Grilled Portobello Mushroom Sherry Soup From: "Omaha Steaks, Let's Grill" by John Harrisson and Frederick Simon

For this recipe you will need:

2 or 3 portobello mushrooms (about 1 pound) cleaned
4 tablespoons olive oil
1 onion, diced
2 cloves garlic, minced
1/4 cup butter
1/2 cup all-purpose flour
2 cups beef stock or water
2 cups vegetable stock or water
1/4 cup dry sherry
2 bay leaves
1 tablespoon minced flat-leaf parsley
Salt and freshly ground black pepper to taste

To prepare this recipe:

Brush the mushrooms with 2 tablespoons of the oil and grill over direct medium heat until they can be easily pierced with the tip of a sharp knife, about 5 minutes per side. Dice and set aside. Heat the remaining 2 tablespoons of oil in a non-stick skillet pan and sweat the onion and garlic over medium heat for about 7 minutes.

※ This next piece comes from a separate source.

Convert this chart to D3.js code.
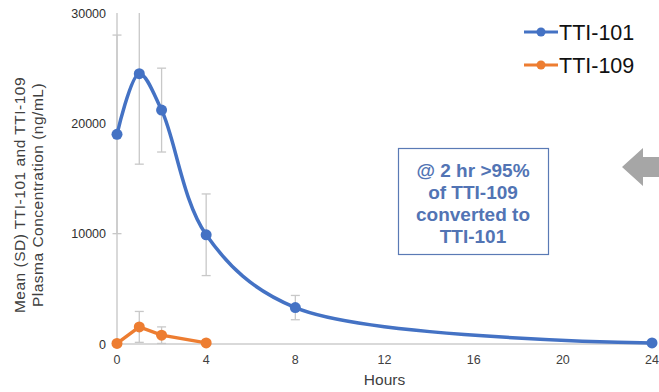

In a heavy saucepan, melt the butter over medium heat and add the flour while stirring, until blended and lightly colored, about five minutes. Gradually stir in the beef and vegetable stocks, and add the sherry, bay leaves, parsley, salt and pepper. Add the cooked mushrooms, onion and garlic, and warm through. Remove the bay leaves before serving.